Somehow, the Samsung Galaxy M51 does not get a 60fps video mode — something that I’ve personally found increasingly handy when creating short videos on phone. The faster frame rate simply makes it easier to get a smooth slow motion when editing videos for a 30fps clip, and while the Galaxy M51 can shoot 4K, the absence of a full HD 60fps mode is a wee bit disappointing. This, though, shouldn’t be a deal-breaker, unless you’re a content creator looking for an affordable, mid-premium range smartphone. On this ground, I’d recommend the Vivo V20 over the Samsung Galaxy M51. If you have the budget, the Google Pixel 4a is any day a better camera phone, and at slightly lesser price than the latter, so is the OnePlus Nord.
Battery life: The USP is justifiably worth it
It is here that the Samsung Galaxy M51 blows all competition out of the water. This phone has a gargantuan 7,000mAh battery pack, but hardly feels so thanks to excellent weight distribution across the phone’s frame. I have often stated that with my scale of heavy usage, I almost never get the claimed two-day battery life that many phone makers say their phones offer. However, the Galaxy M51 came almost close to lasting me two full days as a primary phone, even when I had the camera on very frequently at a recent family event.
The overall battery life will comfortably last you for a work day-and-half, even with intense workloads of calling, messaging, internet browsing, music streaming and general high screen-on time. It will require demanding power users to drain this 7,000mAh battery in one day. It gets a bundled 25W fast charger that juices it up to 10 percent in 10 minutes, 26 percent in 30 minutes and the full 100 percent in two hours. That is understandable, given the size of the battery.
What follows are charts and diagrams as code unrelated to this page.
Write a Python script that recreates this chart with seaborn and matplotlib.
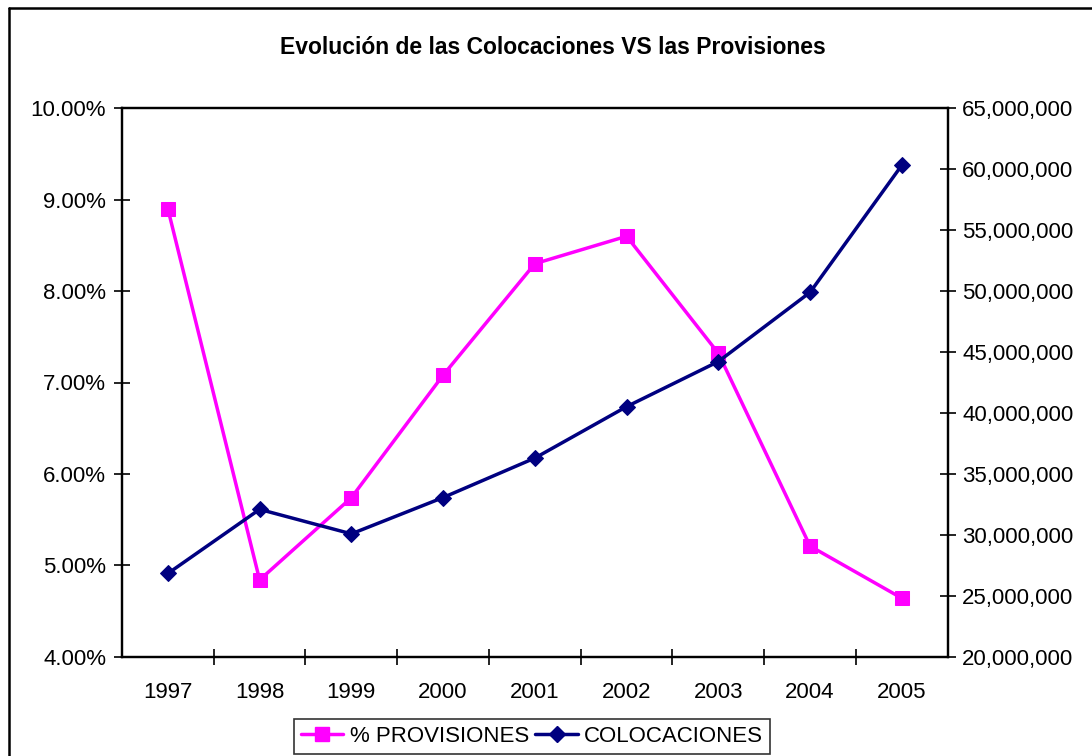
import matplotlib
matplotlib.use("Agg")
import matplotlib.pyplot as plt
import matplotlib.ticker as mticker
from matplotlib.lines import Line2D
import seaborn as sns

# ---- data ----
years = ["1997", "1998", "1999", "2000", "2001", "2002", "2003", "2004", "2005"]
provisiones_pct = [8.90, 4.84, 5.74, 7.08, 8.30, 8.60, 7.32, 5.21, 4.64]
colocaciones = [26830000, 32090000, 30080000, 33060000, 36300000,
                40520000, 44220000, 49900000, 60330000]
left_ticks = [4, 5, 6, 7, 8, 9, 10]
right_ticks = [20e6, 25e6, 30e6, 35e6, 40e6, 45e6, 50e6, 55e6, 60e6, 65e6]
title = "Evolución de las Colocaciones VS las Provisiones"
label_prov = "% PROVISIONES"
label_col = "COLOCACIONES"

sns.set_style("white")
plt.rcParams["font.family"] = ["Liberation Sans", "DejaVu Sans"]
plt.rcParams["text.color"] = "black"

MAGENTA = "#FF00FF"
NAVY = "#000080"
FS = 16
LW = 2.5

fig = plt.figure(figsize=(10.92, 7.56), dpi=100)
ax = fig.add_axes([122 / 1092, 1 - 656.7 / 756, (947.7 - 122) / 1092, (656.7 - 108.3) / 756])
ax2 = ax.twinx()

sns.lineplot(x=years, y=provisiones_pct, ax=ax, color=MAGENTA, marker="s",
             markersize=10.5, markeredgecolor=MAGENTA, linewidth=LW,
             label=label_prov, sort=False)
sns.lineplot(x=years, y=colocaciones, ax=ax2, color=NAVY, marker="D",
             markersize=8.3, markeredgecolor=NAVY, linewidth=LW,
             label=label_col, sort=False)

for a in (ax, ax2):
    lg = a.get_legend()
    if lg is not None:
        lg.remove()
    a.set_xlabel("")
    a.set_ylabel("")
    a.grid(False)
    for s in a.spines.values():
        s.set_color("black")
        s.set_linewidth(1.6)

ax.set_xlim(-0.5, len(years) - 0.5)
ax.set_ylim(left_ticks[0], left_ticks[-1])
ax.set_yticks(left_ticks)
ax.yaxis.set_major_formatter(mticker.FuncFormatter(lambda v, p: f"{v:.2f}%"))
ax2.set_ylim(right_ticks[0], right_ticks[-1])
ax2.set_yticks(right_ticks)
ax2.yaxis.set_major_formatter(mticker.FuncFormatter(lambda v, p: f"{v:,.0f}"))

# x ticks: labels at categories, tick marks between categories
ax.set_xticks(range(len(years)))
ax.set_xticklabels(years)
ax.set_xticks([i + 0.5 for i in range(len(years) - 1)], minor=True)
ax.tick_params(axis="x", which="major", length=0, pad=18, labelsize=FS, colors="black")
ax.tick_params(axis="x", which="minor", length=11, width=1.2, direction="inout",
               colors="black", bottom=True)
ax.tick_params(axis="y", which="major", length=11, width=1.2, direction="inout",
               pad=6, labelsize=FS, colors="black", left=True)
ax2.tick_params(axis="y", which="major", length=11, width=1.2, direction="inout",
                pad=5, labelsize=FS, colors="black", right=True)

fig.text(553 / 1092, 1 - 47 / 756, title, ha="center", va="center",
         fontsize=16.5, fontweight="bold", color="black")

h1 = Line2D([], [], color=MAGENTA, marker="s", markersize=10.5, linewidth=LW)
h2 = Line2D([], [], color=NAVY, marker="D", markersize=8.3, linewidth=LW)
leg = fig.legend([h1, h2], [label_prov, label_col], loc="center",
                 bbox_to_anchor=(532 / 1092, 1 - 736.5 / 756), ncol=2,
                 fontsize=FS, frameon=True, fancybox=False, shadow=False,
                 handlelength=1.9, handletextpad=0.3, columnspacing=0.3,
                 borderpad=0.3, borderaxespad=0, numpoints=1)
leg.get_frame().set_edgecolor("black")
leg.get_frame().set_linewidth(1.2)
for t in leg.get_texts():
    t.set_color("black")

# outer chart border (left and top visible)
fig.add_artist(Line2D([9 / 1092, 9 / 1092], [0, 1 - 8 / 756], color="black",
                      linewidth=1.8, transform=fig.transFigure))
fig.add_artist(Line2D([9 / 1092, 1], [1 - 8 / 756, 1 - 8 / 756], color="black",
                      linewidth=1.8, transform=fig.transFigure))

fig.savefig("out.png", dpi=100)
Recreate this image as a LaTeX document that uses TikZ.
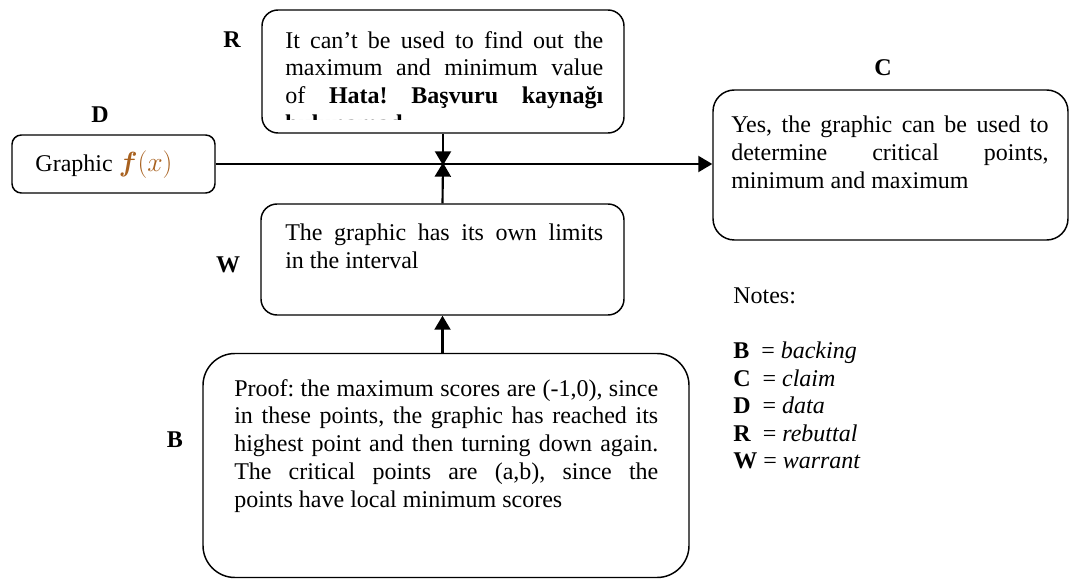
\documentclass[tikz,border=0pt]{standalone}
\usepackage{fontspec}
\usepackage{bm}
\setmainfont{Liberation Serif}
\usetikzlibrary{arrows.meta}
\definecolor{fxorange}{rgb}{0.66,0.38,0.12}
\frenchspacing

\begin{document}
\begin{tikzpicture}[x=0.75pt,y=0.75pt,yscale=-1,xscale=1,
  box/.style={draw, line width=1.1pt, inner sep=0pt},
  txt/.style={inner sep=0pt, anchor=north west, align=justify, font=\fontsize{18}{20.8}\selectfont},
  tag/.style={font=\fontsize{18}{20.8}\selectfont\bfseries},
  link/.style={line width=1.6pt, -{Triangle[length=10.5pt,width=12pt]}}]
\useasboundingbox (0,0) rectangle (1070,580);

%Shape: Rounded Rectangle (rebuttal)
\node [box, rounded corners=12pt, minimum width=271.5pt, minimum height=92.25pt] (rebuttal) at (443,71.5) {};
%Shape: Rounded Rectangle (data)
\node [box, rounded corners=7pt, minimum width=152.25pt, minimum height=43.5pt] (data) at (113.5,164) {};
%Shape: Rounded Rectangle (claim)
\node [box, rounded corners=16pt, minimum width=266.25pt, minimum height=112.5pt] (claim) at (890.5,165) {};
%Shape: Rounded Rectangle (warrant)
\node [box, rounded corners=12pt, minimum width=272.25pt, minimum height=83.25pt] (warrant) at (442.5,259.5) {};
%Shape: Rounded Rectangle (backing)
\node [box, rounded corners=24pt, minimum width=364.5pt, minimum height=168pt] (backing) at (446,465.5) {};

% Text Node (rebuttal, cut off at the bottom)
\begin{scope}
\clip (262,10) rectangle (624,120);
\node [txt, text width=238.5pt] (rebuttaltext) at (285,31) {It can’t be used to find out the\linebreak maximum and minimum value\linebreak of \textbf{Hata! Başvuru kaynağı}\linebreak \textbf{bulunamadı.}};
\end{scope}
% Text Node
\node [font=\fontsize{18}{20.8}\selectfont] (datatext) at (104,165) {Graphic \textcolor{fxorange}{\fontsize{20}{22}\selectfont$\bm{f}(x)$}};
% Text Node
\node [txt, text width=238pt] (claimtext) at (731,116) {Yes, the graphic can be used to\linebreak determine critical points,\linebreak minimum and maximum};
% Text Node
\node [txt, text width=238.5pt] (warranttext) at (285,224) {The graphic has its own limits\linebreak in the interval};
% Text Node
\node [txt, text width=318pt] (backingtext) at (234,379) {Proof: the maximum scores are (-1,0), since\linebreak in these points, the graphic has reached its\linebreak highest point and then turning down again.\linebreak The critical points are (a,b), since the\linebreak points have local minimum scores};

% Labels
\node [tag] (rlabel) at (232,40) {R};
\node [tag] (dlabel) at (100,115) {D};
\node [tag] (clabel) at (883,68) {C};
\node [tag] (wlabel) at (228,265) {W};
\node [tag] (blabel) at (175,440) {B};

% Notes
\node [anchor=north west, inner sep=0pt, align=left, font=\fontsize{18}{20.6}\selectfont] (notes) at (733,288) {Notes:\\[20.6pt]
\textbf{B}\ \ = \textit{backing}\\
\textbf{C}\ \ = \textit{claim}\\
\textbf{D}\ \ = \textit{data}\\
\textbf{R}\ \ = \textit{rebuttal}\\
\textbf{W} = \textit{warrant}};

% Connectors
\coordinate (cross) at (443,164);
\draw [link] (data.east) -- (data.east -| claim.west);
\draw [link] (rebuttal.south) -- ([yshift=1pt]cross);
\draw [link] (warrant.north) -- ([yshift=-1pt]cross);
\draw [link] (backing.north -| warrant.south) -- (warrant.south);

\end{tikzpicture}
\end{document}
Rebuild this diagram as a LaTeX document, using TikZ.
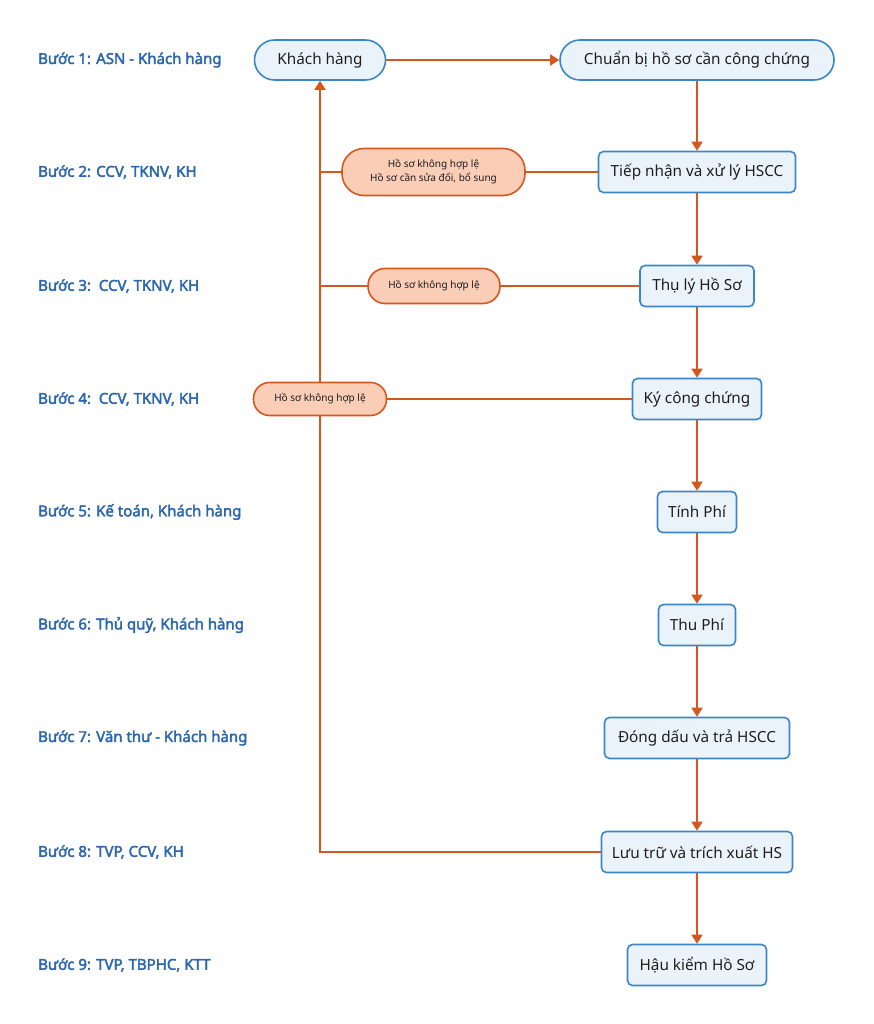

I do, however, hate that it gets a dual-side USB-C charging adapter and cable, which reduces the universality of being able to charge it with any USB-C cable and still charge fast enough. Of course, you can still do it and get 10W standard charging if you have a spare USB-C to USB-A third party cable, but that decreases charging speed by less than half. This can quickly become a chore.
Verdict: Definitely recommendable at under Rs 25,000
All things considered, I would still heartily recommend the Samsung Galaxy M51 as a phone that’s worth buying in the sub-Rs 30,000 (or thereabouts) price range. Its most obvious shortcomings include its affinity to scratches on the back, the rather annoying absence of haptic vibration feedback all through system menus, the lack of 30fps video shooting and the use of a dual-USB-C charging setup. On the other hand, its strengths include excellent battery life, dependable and smooth performance, a mature custom Android interface and a display that I’ve really grown to like.
Personally, I’d buy the Galaxy M51 over the Vivo V20. However, if I do have the budget, I would buy the OnePlus Nord as the slightly better overall phone (plus the future-proofing of 5G connectivity).